_Exercise task_. Reproduce the listing below exactly. Pictures do not belong in the copy.

═════ Source excerpt ═════

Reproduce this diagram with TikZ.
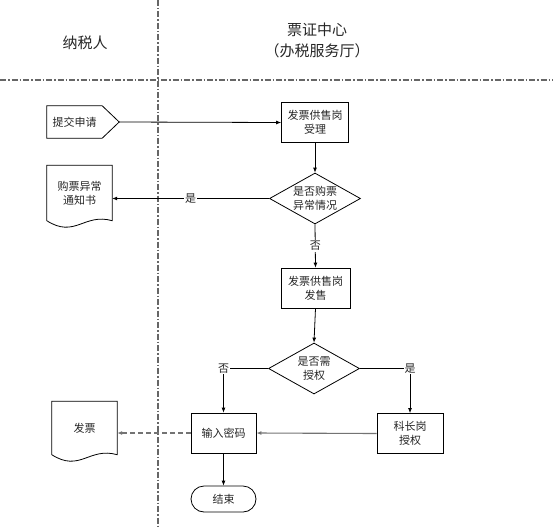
\documentclass[tikz,border=0pt]{standalone}
\usepackage{fontspec}
\setmainfont{Noto Sans CJK SC}
\usetikzlibrary{shapes.geometric,arrows.meta,calc}
\begin{document}
\begin{tikzpicture}[x=1pt,y=-1pt,
  font=\fontsize{11}{14}\selectfont,
  every node/.style={text=black!85},
  stepbox/.style={draw,line width=0.8pt,minimum width=67,minimum height=40,inner sep=0,align=center},
  decision/.style={draw,line width=0.8pt,diamond,aspect=1.8,minimum width=91,minimum height=51,inner sep=0,align=center},
  docbody/.style={minimum width=65,inner sep=0,align=center},
  endbox/.style={draw,line width=0.8pt,rounded corners=13,minimum width=65,minimum height=26,inner sep=0},
  arr/.style={line width=0.8pt,-{Latex[length=5pt,width=4pt]}},
  grayarr/.style={line width=1.1pt,draw=black!55,-{Latex[length=5pt,width=4pt]}},
  sep/.style={line width=1.1pt,draw=black!60,dash pattern=on 6pt off 2pt on 1.5pt off 2pt},
  lbl/.style={fill=white,inner sep=1pt},
  outline/.style={line width=0.8pt}
]
\useasboundingbox (0,0) rectangle (553,527);
% separators
\coordinate (vtop) at (158,0);
\coordinate (vbot) at (158,527);
\coordinate (hl) at (0,80);
\coordinate (hr) at (553,80);
\draw[sep] (vtop) -- (vbot);
\draw[sep] (hl) -- (hr);
% headers
\node[font=\fontsize{15}{21}\selectfont] (h1) at (85,43) {纳税人};
\node[font=\fontsize{15}{21}\selectfont,align=center] (h2) at (317,40) {票证中心\\（办税服务厅）};
% submit shape
\node[minimum width=55,minimum height=32,inner sep=0] (sub) at (74.5,122) {提交申请};
\coordinate (subtip) at ($(sub.east)+(17,0)$);
\draw[outline] (sub.north west) -- (sub.north east) -- (subtip) -- (sub.south east) -- (sub.south west) -- cycle;
% process nodes
\node[stepbox] (b1) at (315,122.5) {发票供售岗\\受理};
\node[decision] (d1) at (315,198.5) {是否购票\\异常情况};
\node[stepbox,minimum width=69] (b2) at (315.5,288) {发票供售岗\\发售};
\node[decision] (d2) at (314,368.5) {是否需\\授权};
\node[stepbox,minimum width=65] (inp) at (223.5,433) {输入密码};
\node[stepbox,minimum width=66] (kz) at (410,433.5) {科长岗\\授权};
\node[endbox] (end) at (223.5,499) {结束};
% documents
\node[docbody,minimum height=55] (doc1) at (79.5,193) {购票异常\\通知书};
\draw[outline] (doc1.south west) -- (doc1.north west) -- (doc1.north east) -- (doc1.south east)
  .. controls ($(doc1.south east)+(-28,-8)$) and ($(doc1.south west)+(28,18)$) .. cycle;
\node[docbody,minimum height=53] (fp) at (84.5,428) {发票};
\draw[outline] (fp.south west) -- (fp.north west) -- (fp.north east) -- (fp.south east)
  .. controls ($(fp.south east)+(-28,-8)$) and ($(fp.south west)+(28,18)$) .. cycle;
% connectors
\draw[arr] (subtip) -- (b1.west);
\draw[arr] (b1.south) -- (d1.north);
\draw[arr] (d1.west) -- node[lbl]{是} (d1.west -| doc1.east);
\draw[arr] (d1.south) -- node[lbl]{否} (b2.north);
\draw[arr] (b2.south) -- (d2.north);
\draw[arr] (d2.west) -- (d2.west -| inp.north) node[lbl]{否} -- (inp.north);
\draw[arr] (d2.east) -- (d2.east -| kz.north) node[lbl]{是} -- (kz.north);
\draw[grayarr] (kz.west) -- (inp.east);
\draw[arr] (inp.south) -- (end.north);
\draw[grayarr,dashed,dash pattern=on 5pt off 3pt] (inp.west) -- (inp.west -| fp.east);
\end{tikzpicture}
\end{document}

═════

_Task response_.
Reproduce this diagram with TikZ.
\documentclass[tikz,border=0pt]{standalone}
\usepackage{fontspec}
\setmainfont{Noto Sans CJK SC}
\usetikzlibrary{shapes.geometric,arrows.meta,calc}
\begin{document}
\begin{tikzpicture}[x=1pt,y=-1pt,
  font=\fontsize{11}{14}\selectfont,
  every node/.style={text=black!85},
  stepbox/.style={draw,line width=0.8pt,minimum width=67,minimum height=40,inner sep=0,align=center},
  decision/.style={draw,line width=0.8pt,diamond,aspect=1.8,minimum width=91,minimum height=51,inner sep=0,align=center},
  docbody/.style={minimum width=65,inner sep=0,align=center},
  endbox/.style={draw,line width=0.8pt,rounded corners=13,minimum width=65,minimum height=26,inner sep=0},
  arr/.style={line width=0.8pt,-{Latex[length=5pt,width=4pt]}},
  grayarr/.style={line width=1.1pt,draw=black!55,-{Latex[length=5pt,width=4pt]}},
  sep/.style={line width=1.1pt,draw=black!60,dash pattern=on 6pt off 2pt on 1.5pt off 2pt},
  lbl/.style={fill=white,inner sep=1pt},
  outline/.style={line width=0.8pt}
]
\useasboundingbox (0,0) rectangle (553,527);
% separators
\coordinate (vtop) at (158,0);
\coordinate (vbot) at (158,527);
\coordinate (hl) at (0,80);
\coordinate (hr) at (553,80);
\draw[sep] (vtop) -- (vbot);
\draw[sep] (hl) -- (hr);
% headers
\node[font=\fontsize{15}{21}\selectfont] (h1) at (85,43) {纳税人};
\node[font=\fontsize{15}{21}\selectfont,align=center] (h2) at (317,40) {票证中心\\（办税服务厅）};
% submit shape
\node[minimum width=55,minimum height=32,inner sep=0] (sub) at (74.5,122) {提交申请};
\coordinate (subtip) at ($(sub.east)+(17,0)$);
\draw[outline] (sub.north west) -- (sub.north east) -- (subtip) -- (sub.south east) -- (sub.south west) -- cycle;
% process nodes
\node[stepbox] (b1) at (315,122.5) {发票供售岗\\受理};
\node[decision] (d1) at (315,198.5) {是否购票\\异常情况};
\node[stepbox,minimum width=69] (b2) at (315.5,288) {发票供售岗\\发售};
\node[decision] (d2) at (314,368.5) {是否需\\授权};
\node[stepbox,minimum width=65] (inp) at (223.5,433) {输入密码};
\node[stepbox,minimum width=66] (kz) at (410,433.5) {科长岗\\授权};
\node[endbox] (end) at (223.5,499) {结束};
% documents
\node[docbody,minimum height=55] (doc1) at (79.5,193) {购票异常\\通知书};
\draw[outline] (doc1.south west) -- (doc1.north west) -- (doc1.north east) -- (doc1.south east)
  .. controls ($(doc1.south east)+(-28,-8)$) and ($(doc1.south west)+(28,18)$) .. cycle;
\node[docbody,minimum height=53] (fp) at (84.5,428) {发票};
\draw[outline] (fp.south west) -- (fp.north west) -- (fp.north east) -- (fp.south east)
  .. controls ($(fp.south east)+(-28,-8)$) and ($(fp.south west)+(28,18)$) .. cycle;
% connectors
\draw[arr] (subtip) -- (b1.west);
\draw[arr] (b1.south) -- (d1.north);
\draw[arr] (d1.west) -- node[lbl]{是} (d1.west -| doc1.east);
\draw[arr] (d1.south) -- node[lbl]{否} (b2.north);
\draw[arr] (b2.south) -- (d2.north);
\draw[arr] (d2.west) -- (d2.west -| inp.north) node[lbl]{否} -- (inp.north);
\draw[arr] (d2.east) -- (d2.east -| kz.north) node[lbl]{是} -- (kz.north);
\draw[grayarr] (kz.west) -- (inp.east);
\draw[arr] (inp.south) -- (end.north);
\draw[grayarr,dashed,dash pattern=on 5pt off 3pt] (inp.west) -- (inp.west -| fp.east);
\end{tikzpicture}
\end{document}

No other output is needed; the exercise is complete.